* _Your objective_
Transcribe the listing that follows in full, omitting pictures.

* _Data_
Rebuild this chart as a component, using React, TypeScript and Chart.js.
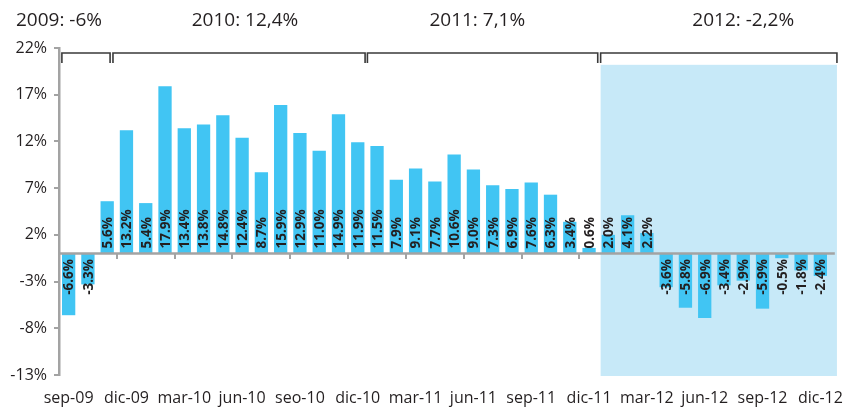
import React, { useEffect, useRef } from "react";
import { Chart, registerables } from "chart.js";

Chart.register(...registerables);

const months = [
  "sep-09", "oct-09", "nov-09", "dic-09", "ene-10", "feb-10", "mar-10", "abr-10", "may-10", "jun-10",
  "jul-10", "ago-10", "seo-10", "oct-10", "nov-10", "dic-10", "ene-11", "feb-11", "mar-11", "abr-11",
  "may-11", "jun-11", "jul-11", "ago-11", "sep-11", "oct-11", "nov-11", "dic-11", "ene-12", "feb-12",
  "mar-12", "abr-12", "may-12", "jun-12", "jul-12", "ago-12", "sep-12", "oct-12", "nov-12", "dic-12",
];

const values = [
  -6.6, -3.3, 5.6, 13.2, 5.4, 17.9, 13.4, 13.8, 14.8, 12.4,
  8.7, 15.9, 12.9, 11.0, 14.9, 11.9, 11.5, 7.9, 9.1, 7.7,
  10.6, 9.0, 7.3, 6.9, 7.6, 6.3, 3.4, 0.6, 2.0, 4.1,
  2.2, -3.6, -5.8, -6.9, -3.4, -2.9, -5.9, -0.5, -1.8, -2.4,
];

const periodTitles = ["2009: -6%", "2010: 12,4%", "2011: 7,1%", "2012: -2,2%"];
const titleCenters = [-0.5, 9.15, 21.2, 35.0];
const bracketStarts = [-0.35, 2.3, 15.5, 27.6];
const bracketEnds = [2.15, 15.38, 27.45, 39.86];
const shadeRange = [27.6, 39.86];
const shadeTop = 20.2;
const zeroLineEnd = 39.75;

const BAR = "#41C5F3";
const SHADE = "#C7E9F8";
const AXIS = "#A3A3A3";
const TEXT = "#231F20";
const FONT = "'Open Sans', 'DejaVu Sans', sans-serif";

const decor = {
  id: "decor",
  beforeDatasetsDraw(chart: any) {
    const { ctx, scales, chartArea } = chart;
    const x = scales.x;
    const y = scales.y;
    const l = x.getPixelForValue(shadeRange[0]);
    const r = x.getPixelForValue(shadeRange[1]);
    const t = y.getPixelForValue(shadeTop);
    const b = chartArea.bottom + 1;
    ctx.save();
    ctx.fillStyle = SHADE;
    ctx.fillRect(l, t, r - l, b - t);
    ctx.restore();
  },
  afterDatasetsDraw(chart: any) {
    const { ctx, scales, chartArea } = chart;
    const x = scales.x;
    const y = scales.y;
    const zeroY = y.getPixelForValue(0);
    ctx.save();
    // zero line
    ctx.strokeStyle = AXIS;
    ctx.lineWidth = 2.5;
    ctx.beginPath();
    ctx.moveTo(chartArea.left, zeroY);
    ctx.lineTo(x.getPixelForValue(zeroLineEnd), zeroY);
    ctx.stroke();

    // data labels
    const meta = chart.getDatasetMeta(0);
    ctx.fillStyle = TEXT;
    ctx.font = `700 13.5px ${FONT}`;
    ctx.textBaseline = "middle";
    meta.data.forEach((el: any, i: number) => {
      const v = values[i];
      const txt = v.toFixed(1) + "%";
      ctx.save();
      if (v >= 0) {
        ctx.translate(el.x, zeroY - 5);
        ctx.rotate(-Math.PI / 2);
        ctx.textAlign = "left";
      } else {
        ctx.translate(el.x, zeroY + 5.5);
        ctx.rotate(-Math.PI / 2);
        ctx.textAlign = "right";
      }
      ctx.fillText(txt, 0, 1);
      ctx.restore();
    });

    // brackets
    ctx.strokeStyle = "#3a3a3a";
    ctx.lineWidth = 1.6;
    const by = chartArea.top + 5;
    const bb = chartArea.top + 15;
    bracketStarts.forEach((s, i) => {
      const xs = x.getPixelForValue(s);
      const xe = x.getPixelForValue(bracketEnds[i]);
      ctx.beginPath();
      ctx.moveTo(xs, bb);
      ctx.lineTo(xs, by);
      ctx.lineTo(xe, by);
      ctx.lineTo(xe, bb);
      ctx.stroke();
    });

    // titles
    ctx.fillStyle = TEXT;
    ctx.font = `19px ${FONT}`;
    ctx.textAlign = "center";
    ctx.textBaseline = "middle";
    periodTitles.forEach((t, i) => {
      ctx.fillText(t, x.getPixelForValue(titleCenters[i]), chartArea.top - 27);
    });
    ctx.restore();
  },
};

export default function App() {
  const ref = useRef<HTMLCanvasElement | null>(null);
  useEffect(() => {
    if (!ref.current) return;
    const chart = new Chart(ref.current, {
      type: "bar",
      data: {
        labels: months,
        datasets: [
          {
            data: values,
            backgroundColor: BAR,
            borderWidth: 0,
            barPercentage: 0.69,
            categoryPercentage: 1,
            xAxisID: "x",
            yAxisID: "y",
          },
        ],
      },
      options: {
        animation: false,
        responsive: true,
        maintainAspectRatio: false,
        layout: { padding: { top: 48, right: 18, left: 0, bottom: 0 } },
        plugins: { legend: { display: false }, tooltip: { enabled: false }, title: { display: false } },
        scales: {
          x: {
            type: "category",
            position: "bottom",
            grid: { display: false, drawTicks: false },
            border: { display: false },
            ticks: {
              autoSkip: false,
              maxRotation: 0,
              minRotation: 0,
              padding: 14,
              color: TEXT,
              font: { family: FONT, size: 16 },
              callback: (_v: any, i: number) => (i % 3 === 0 ? months[i] : ""),
            },
            afterFit: (s: any) => {
              s.height = 34;
              s.paddingLeft = 0;
              s.paddingRight = 0;
            },
          },
          x2: {
            type: "category",
            position: { y: 0 },
            grid: {
              offset: true,
              drawOnChartArea: false,
              drawTicks: true,
              tickLength: 5,
              lineWidth: 2,
              color: (c: any) => (c.index > 0 && c.index % 3 === 0 && c.index < 40 ? AXIS : "rgba(0,0,0,0)"),
            },
            border: { display: false },
            ticks: { display: false, autoSkip: false },
            afterFit: (s: any) => {
              s.paddingLeft = 0;
              s.paddingRight = 0;
            },
          },
          y: {
            type: "linear",
            min: -13,
            max: 22,
            grid: { drawOnChartArea: false, drawTicks: true, tickLength: 5, color: AXIS, lineWidth: 2 },
            border: { display: true, color: AXIS, width: 2.5 },
            ticks: {
              stepSize: 5,
              padding: 7,
              color: TEXT,
              font: { family: FONT, size: 16 },
              callback: (v: any) => `${v}%`,
            },
            afterFit: (s: any) => {
              s.width = 59;
              s.paddingTop = 0;
              s.paddingBottom = 0;
            },
          },
        },
      } as any,
      plugins: [decor],
    });
    return () => chart.destroy();
  }, []);
  return (
    <div style={{ position: "fixed", left: 0, top: 0, width: 848, height: 409, background: "#fff" }}>
      <canvas ref={ref} />
    </div>
  );
}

* _Written reply_
Rebuild this chart as a component, using React, TypeScript and Chart.js.
import React, { useEffect, useRef } from "react";
import { Chart, registerables } from "chart.js";

Chart.register(...registerables);

const months = [
  "sep-09", "oct-09", "nov-09", "dic-09", "ene-10", "feb-10", "mar-10", "abr-10", "may-10", "jun-10",
  "jul-10", "ago-10", "seo-10", "oct-10", "nov-10", "dic-10", "ene-11", "feb-11", "mar-11", "abr-11",
  "may-11", "jun-11", "jul-11", "ago-11", "sep-11", "oct-11", "nov-11", "dic-11", "ene-12", "feb-12",
  "mar-12", "abr-12", "may-12", "jun-12", "jul-12", "ago-12", "sep-12", "oct-12", "nov-12", "dic-12",
];

const values = [
  -6.6, -3.3, 5.6, 13.2, 5.4, 17.9, 13.4, 13.8, 14.8, 12.4,
  8.7, 15.9, 12.9, 11.0, 14.9, 11.9, 11.5, 7.9, 9.1, 7.7,
  10.6, 9.0, 7.3, 6.9, 7.6, 6.3, 3.4, 0.6, 2.0, 4.1,
  2.2, -3.6, -5.8, -6.9, -3.4, -2.9, -5.9, -0.5, -1.8, -2.4,
];

const periodTitles = ["2009: -6%", "2010: 12,4%", "2011: 7,1%", "2012: -2,2%"];
const titleCenters = [-0.5, 9.15, 21.2, 35.0];
const bracketStarts = [-0.35, 2.3, 15.5, 27.6];
const bracketEnds = [2.15, 15.38, 27.45, 39.86];
const shadeRange = [27.6, 39.86];
const shadeTop = 20.2;
const zeroLineEnd = 39.75;

const BAR = "#41C5F3";
const SHADE = "#C7E9F8";
const AXIS = "#A3A3A3";
const TEXT = "#231F20";
const FONT = "'Open Sans', 'DejaVu Sans', sans-serif";

const decor = {
  id: "decor",
  beforeDatasetsDraw(chart: any) {
    const { ctx, scales, chartArea } = chart;
    const x = scales.x;
    const y = scales.y;
    const l = x.getPixelForValue(shadeRange[0]);
    const r = x.getPixelForValue(shadeRange[1]);
    const t = y.getPixelForValue(shadeTop);
    const b = chartArea.bottom + 1;
    ctx.save();
    ctx.fillStyle = SHADE;
    ctx.fillRect(l, t, r - l, b - t);
    ctx.restore();
  },
  afterDatasetsDraw(chart: any) {
    const { ctx, scales, chartArea } = chart;
    const x = scales.x;
    const y = scales.y;
    const zeroY = y.getPixelForValue(0);
    ctx.save();
    // zero line
    ctx.strokeStyle = AXIS;
    ctx.lineWidth = 2.5;
    ctx.beginPath();
    ctx.moveTo(chartArea.left, zeroY);
    ctx.lineTo(x.getPixelForValue(zeroLineEnd), zeroY);
    ctx.stroke();

    // data labels
    const meta = chart.getDatasetMeta(0);
    ctx.fillStyle = TEXT;
    ctx.font = `700 13.5px ${FONT}`;
    ctx.textBaseline = "middle";
    meta.data.forEach((el: any, i: number) => {
      const v = values[i];
      const txt = v.toFixed(1) + "%";
      ctx.save();
      if (v >= 0) {
        ctx.translate(el.x, zeroY - 5);
        ctx.rotate(-Math.PI / 2);
        ctx.textAlign = "left";
      } else {
        ctx.translate(el.x, zeroY + 5.5);
        ctx.rotate(-Math.PI / 2);
        ctx.textAlign = "right";
      }
      ctx.fillText(txt, 0, 1);
      ctx.restore();
    });

    // brackets
    ctx.strokeStyle = "#3a3a3a";
    ctx.lineWidth = 1.6;
    const by = chartArea.top + 5;
    const bb = chartArea.top + 15;
    bracketStarts.forEach((s, i) => {
      const xs = x.getPixelForValue(s);
      const xe = x.getPixelForValue(bracketEnds[i]);
      ctx.beginPath();
      ctx.moveTo(xs, bb);
      ctx.lineTo(xs, by);
      ctx.lineTo(xe, by);
      ctx.lineTo(xe, bb);
      ctx.stroke();
    });

    // titles
    ctx.fillStyle = TEXT;
    ctx.font = `19px ${FONT}`;
    ctx.textAlign = "center";
    ctx.textBaseline = "middle";
    periodTitles.forEach((t, i) => {
      ctx.fillText(t, x.getPixelForValue(titleCenters[i]), chartArea.top - 27);
    });
    ctx.restore();
  },
};

export default function App() {
  const ref = useRef<HTMLCanvasElement | null>(null);
  useEffect(() => {
    if (!ref.current) return;
    const chart = new Chart(ref.current, {
      type: "bar",
      data: {
        labels: months,
        datasets: [
          {
            data: values,
            backgroundColor: BAR,
            borderWidth: 0,
            barPercentage: 0.69,
            categoryPercentage: 1,
            xAxisID: "x",
            yAxisID: "y",
          },
        ],
      },
      options: {
        animation: false,
        responsive: true,
        maintainAspectRatio: false,
        layout: { padding: { top: 48, right: 18, left: 0, bottom: 0 } },
        plugins: { legend: { display: false }, tooltip: { enabled: false }, title: { display: false } },
        scales: {
          x: {
            type: "category",
            position: "bottom",
            grid: { display: false, drawTicks: false },
            border: { display: false },
            ticks: {
              autoSkip: false,
              maxRotation: 0,
              minRotation: 0,
              padding: 14,
              color: TEXT,
              font: { family: FONT, size: 16 },
              callback: (_v: any, i: number) => (i % 3 === 0 ? months[i] : ""),
            },
            afterFit: (s: any) => {
              s.height = 34;
              s.paddingLeft = 0;
              s.paddingRight = 0;
            },
          },
          x2: {
            type: "category",
            position: { y: 0 },
            grid: {
              offset: true,
              drawOnChartArea: false,
              drawTicks: true,
              tickLength: 5,
              lineWidth: 2,
              color: (c: any) => (c.index > 0 && c.index % 3 === 0 && c.index < 40 ? AXIS : "rgba(0,0,0,0)"),
            },
            border: { display: false },
            ticks: { display: false, autoSkip: false },
            afterFit: (s: any) => {
              s.paddingLeft = 0;
              s.paddingRight = 0;
            },
          },
          y: {
            type: "linear",
            min: -13,
            max: 22,
            grid: { drawOnChartArea: false, drawTicks: true, tickLength: 5, color: AXIS, lineWidth: 2 },
            border: { display: true, color: AXIS, width: 2.5 },
            ticks: {
              stepSize: 5,
              padding: 7,
              color: TEXT,
              font: { family: FONT, size: 16 },
              callback: (v: any) => `${v}%`,
            },
            afterFit: (s: any) => {
              s.width = 59;
              s.paddingTop = 0;
              s.paddingBottom = 0;
            },
          },
        },
      } as any,
      plugins: [decor],
    });
    return () => chart.destroy();
  }, []);
  return (
    <div style={{ position: "fixed", left: 0, top: 0, width: 848, height: 409, background: "#fff" }}>
      <canvas ref={ref} />
    </div>
  );
}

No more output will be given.